We all need air to breathe and live. Similarly we have very basic needs for food and shelter for our survival. Needs are basic and minimum, and are related to our physical survival.
2. Wants come from ego.
The ego takes our physical needs and converts them to wants. The simple need to protect our feet while walking outside turns into a want for owning 24 pairs of shoes. The need to nourish our bodies with good food turns into the want to go to the finest restaurant and eat an expensive five-course meal.
3. Be wary of the trap of wants.
Once our basic needs our fulfilled we have a choice. We can stop here and commence our spiritual journey. This allows us to go from the level of the physical body to the level of the soul and meet the needs of the soul. Instead most of us commence on a journey that is egged on by the ego. We begin wandering in the wilderness of wants. Without realizing it we begin to express our wants as needs. We say to ourselves, “I need my 24 pairs of shoes!”, “I need a wardrobe full of clothes.”, “I need a huge house and an expensive vacation.” There is no end to wants. Needs are limited, but wants are not. Once you fulfill a want another one arises and takes its place. Without knowing it we get on a treadmill of wants that sucks all our energy just to remain at the same spot. In the bargain the very real needs of our soul are ignored and we continue to remain trapped at the level of the physical and the level of the ego.
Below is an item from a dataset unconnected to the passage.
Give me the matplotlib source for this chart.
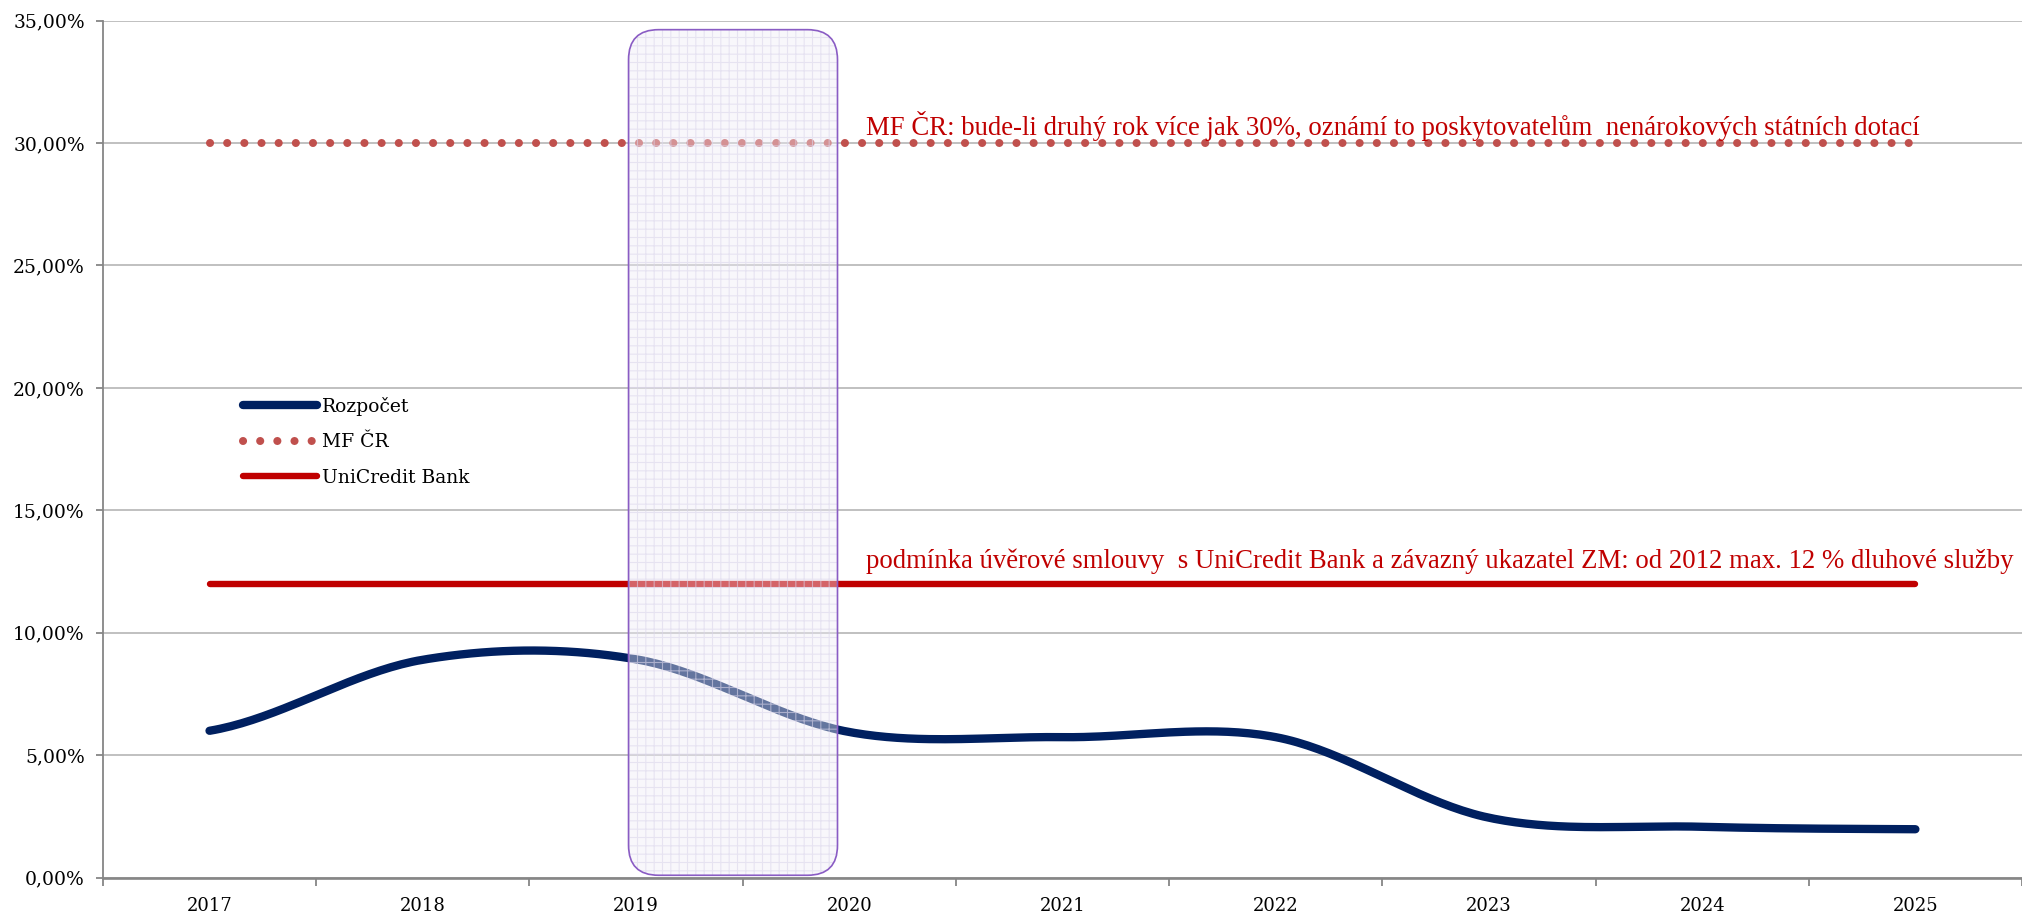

4. Get on the path of simplifying your life.
One of the Niyamas that Patanjali talks about in the Yoga Sutra is Santosha or contentment. (Yamas and Niyamas are two of the eight limbs of yoga. Yamas are the don’ts and Niyamas are the do’s. Yamas are things you should avoid while Niyamas are the rules you should follow. There are five Yamas and five Niyamas and Santosha is one of the 5 Niyama.) Santosha is a mental attitude that you cultivate to be satisfied with what you have and to remain unfazed by adversity. This attitude allows us to focus on the food on our plate and allows us to relish it, rather than look at what somebody else is eating and be jealous of it. The corresponding Yama is Aparigraha. Aparigraha translates to “non-possessiveness”. It is a vow to not gather unnecessary possessions and restrict our self to the bare minimum things to satisfy our needs. Both Aparigraha and Santosha should put us on the path to Simplify our life. They should allow us to disentangle from the web of desires and wants and become free to commence a deeper spiritual journey.
5. Yoga is going from wants to needs.
However you have to keep in mind that it is extremely difficult to go from wants to needs while remaining in the ego. Since yoga is a journey out of the ego it is also a journey that should allow you to slowly reduce your wants to the level of your needs. Yamas and Niyamas are the “push” aspect of yoga. This is a discipline you try to cultivate and mentally push yourself in that direction. The remaining limbs of yoga are the “pull” aspects of yoga. The remaining six limbs will gently loosen the hold of ego in your life and unfold your ability to simplify your life and free up your energy.
When we live at the level of our needs we are not restricted but instead freed up. We are no longer working hard and putting all our energy to just to keep feeding the bottomless well of wants. When our mental attitude is reoriented we experiences immense freedom and joy. Suddenly we are no longer competitive and can truly enjoy the success of others. This makes us somebody everybody wants to be with. Love and connections multiply while division and envy ends. The meaning of life begins to slowly unfold and our true spiritual journey commences.